The problem is from this paper (click for pdf) by Mark van Hoeij.
Let $f \in \mathbb{Z}[X]$ be monic and squarefree.
Let $B$ be a Landau-Mignotte bound for $f$, i.e. for any rational factor $\phi$ of $f$, $||\phi||_\infty < B$, and let $a$ be an integer such that $p^a > 2 B$.
Furthermore, let $f = \prod_{i\in I} f_i$ with $f_i \in \mathbb{Z}_p[X]$ monic and irreducible for all $i$, where $\mathbb{Z}_p[X]$ denotes the $p$-adic integers.
Let $C^a(g)$ denote the polynomial obtained from $g$ by, for each coefficient, picking the representative in $\mathbb{Z}_p/(p^a\mathbb{Z}_p) \cong \mathbb{Z}/(p^a\mathbb{Z})$ with the smallest (Euclidean) absolute value - i.e. the representative in the interval $\left(-p^a/2,\,p^a/2\right]$.
Then, if $S\subset I$ and $g = \prod_{i\in S}f_i$, the following conditions are equivalent:
1) $g \in \mathbb{Z}[X]$
2) $g = C^a(g)$
3) $C^a(g)$ divides $f$ in $\mathbb{Z}[X]$.
How do I show either of the implications
3) $\implies$ 1)
or
3) $\implies$ 2) ?
The other implications I already have, but I need one of the above to complete the missing link.
I tried writing $g = C^a(g) + p^a w$ for some $p$-adic polynomial $w$ (which due to all factors being monic has degree $< \deg(C^a(g)$, writing $g$ like that is based on series representations of $p$-adic integers) and then writing, for some $b\in \mathbb{Z}[X]$ and a $p$-adic polynomial $q$, $$ b C^a(g) = f = g q = q C^a(g) + p^a q w $$
My aim was to show $w=0$.
Some approaches where based on the fact that $C^a(g)$ is monic, so one can try to view both sides of the equation as the result of polynomial long division, but I'm not sure this is of help, because for that, the degree of $qw$ has to be strictly smaller than that of $C^a(g)$...
Writing out all polynomials involved with $p$-adic number series representations also didn't get me very far.

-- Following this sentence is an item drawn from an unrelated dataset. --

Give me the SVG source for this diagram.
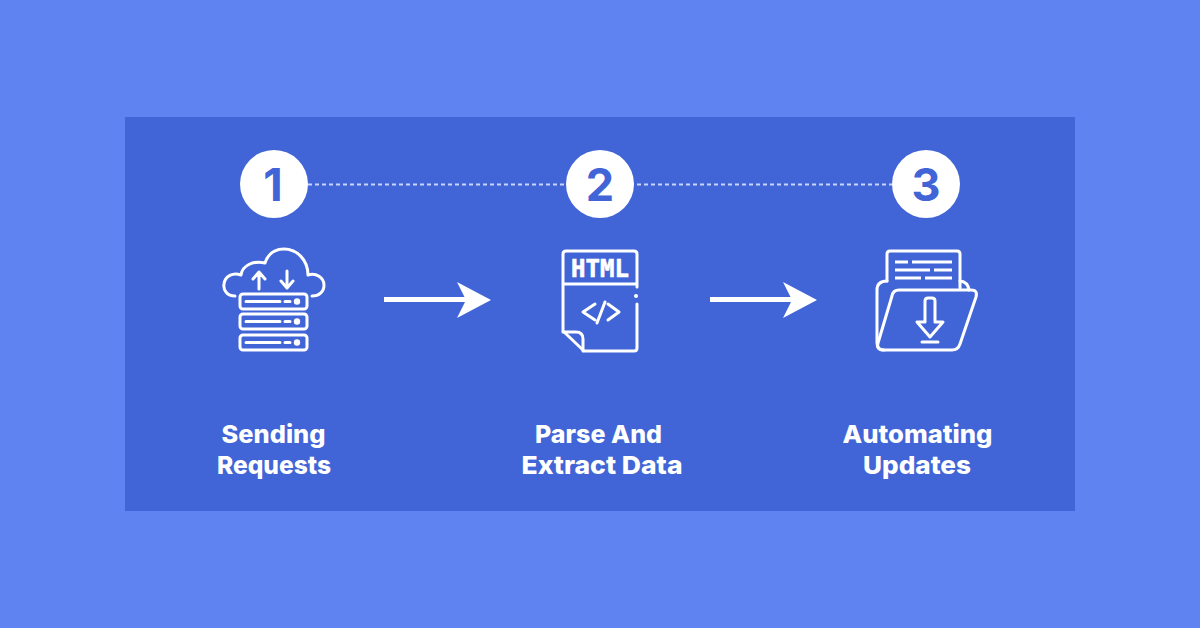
<svg xmlns="http://www.w3.org/2000/svg" width="1200" height="628" viewBox="0 0 1200 628">
<style>
.ic{fill:none;stroke:#fff;stroke-width:3;stroke-linecap:round;stroke-linejoin:round}
.n{fill:#fff}
.num{font-family:Inter,"Liberation Sans",sans-serif;font-weight:700;font-size:45px;fill:#4165d6;text-anchor:middle}
.lb{font-family:Inter,"Liberation Sans",sans-serif;font-weight:800;font-size:25px;fill:#fff;text-anchor:middle}
</style>
<rect width="1200" height="628" fill="#5f84f2"/>
<rect x="125" y="117" width="950" height="394" fill="#4165d6"/>
<g id="connectors">
<line x1="308" y1="184.5" x2="892" y2="184.5" stroke="#c9d5f8" stroke-width="2" stroke-dasharray="4 3"/>
<path d="M384 299.5H482" stroke="#fff" stroke-width="5" fill="none"/>
<path d="M457 282L491 300L457 318L466 300Z" fill="#fff"/>
<path d="M710 299.5H808" stroke="#fff" stroke-width="5" fill="none"/>
<path d="M783 282L817 300L783 318L792 300Z" fill="#fff"/>
</g>
<g id="node-1">
<circle class="n" cx="274" cy="184" r="34"/>
<text class="num" x="273" y="201">1</text>
<g class="ic">
<path d="M235 296C227 296 223 290 224 284C225 276 233 272 241 275C242 266 253 260 265 263C268 254 275 249 284 249C297 249 308 260 308 275C316 272 324 278 324 285C324 292 319 296 312 296"/>
<rect x="240" y="294" width="67" height="15" rx="3"/>
<rect x="240" y="314" width="67" height="15" rx="3"/>
<rect x="240" y="335" width="67" height="15" rx="3"/>
<path d="M246 301.500H280M285 301.500H290M246 321.500H280M285 321.500H290M246 342.500H280M285 342.500H290"/>
<path d="M259 289V273M253 279L259 272L265 279M287 271V287M281 281L287 288L293 281"/>
</g>
<circle class="n" cx="297" cy="301.500" r="3.200"/>
<circle class="n" cx="297" cy="321.500" r="3.200"/>
<circle class="n" cx="297" cy="342.500" r="3.200"/>
<text class="lb" x="273.500" y="443" textLength="104" lengthAdjust="spacingAndGlyphs">Sending</text>
<text class="lb" x="274" y="474" textLength="114" lengthAdjust="spacingAndGlyphs">Requests</text>
</g>
<g id="node-2">
<circle class="n" cx="600" cy="184" r="34"/>
<text class="num" x="600" y="201">2</text>
<g class="ic">
<path d="M637 287V254Q637 251 634 251H566Q563 251 563 254V331L584 351H634Q637 351 637 348V304M563 284H637"/>
<path d="M563 332H576Q583 332 583 339V351"/>
<path d="M595 304L583 312L595 320M605 302L597 323M608 304L619 312L608 320"/>
</g>
<circle class="n" cx="636" cy="296" r="2"/>
<text x="600" y="277" font-family="DejaVu Sans Mono,monospace" font-weight="700" font-size="24" fill="#fff" stroke="#fff" stroke-width=".6" text-anchor="middle">HTML</text>
<text class="lb" x="598.500" y="443" textLength="127" lengthAdjust="spacingAndGlyphs">Parse And</text>
<text class="lb" x="602" y="474" textLength="161" lengthAdjust="spacingAndGlyphs">Extract Data</text>
</g>
<g id="node-3">
<circle class="n" cx="926" cy="184" r="34"/>
<text class="num" x="926" y="201">3</text>
<g class="ic">
<path d="M887 281V254Q887 251 890 251H957Q960 251 960 254V288"/>
<path d="M895 262H908M912 262H952M895 270H930M934 270H952M895 278H921M925 278H952" stroke-linecap="butt"/>
<path d="M887 281Q877 281 877 290V343Q877 350 884 350M960 281Q968 282 969 290"/>
<path d="M899 290H971Q978 290 976 297L960 344Q958 350 952 350H884Q876 350 878 343L892 296Q893 290 899 290Z"/>
<path d="M925 322V301Q925 298 928 298H932Q935 298 935 301V322H943L930 337L917 322Z"/>
<path d="M922 342H938"/>
</g>
<text class="lb" x="917.500" y="443" textLength="150" lengthAdjust="spacingAndGlyphs">Automating</text>
<text class="lb" x="917" y="474" textLength="108" lengthAdjust="spacingAndGlyphs">Updates</text>
</g>
</svg>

Maybe this is simpler than I thought? What am I missing?
For $u\in \Bbb{Z}_p[X]$ monic you take a polynomial $C_a(u)\in\Bbb{Z}[X]$ with the smallest coefficients such that $C_a(u)\equiv u \bmod p^a$.
Your bound $A_f$ is such that $u | f$ in $\Bbb{Z}[X]$ implies $u=C_a(u)$ for $a\ge A_f$
You factor $f$ in $f=\prod_i f_i = gh\in \Bbb{Z}_p[X]$
Assume $a\ge A_f$ is large enough so that the $f_i$ are all distinct $\bmod p^a$
Start from $g\in \Bbb{Z}[X]$ iff $g=C_a(g)$ iff $f=gh\in \Bbb{Z}[X]$
Then $C_a(g) | f\in \Bbb{Z}[X]$ implies $f=C_a(g)w\bmod p^a$ and this factorization lifts uniquely to $\Bbb{Z}_p$, thus $C_a(g)= g$ and you get your result.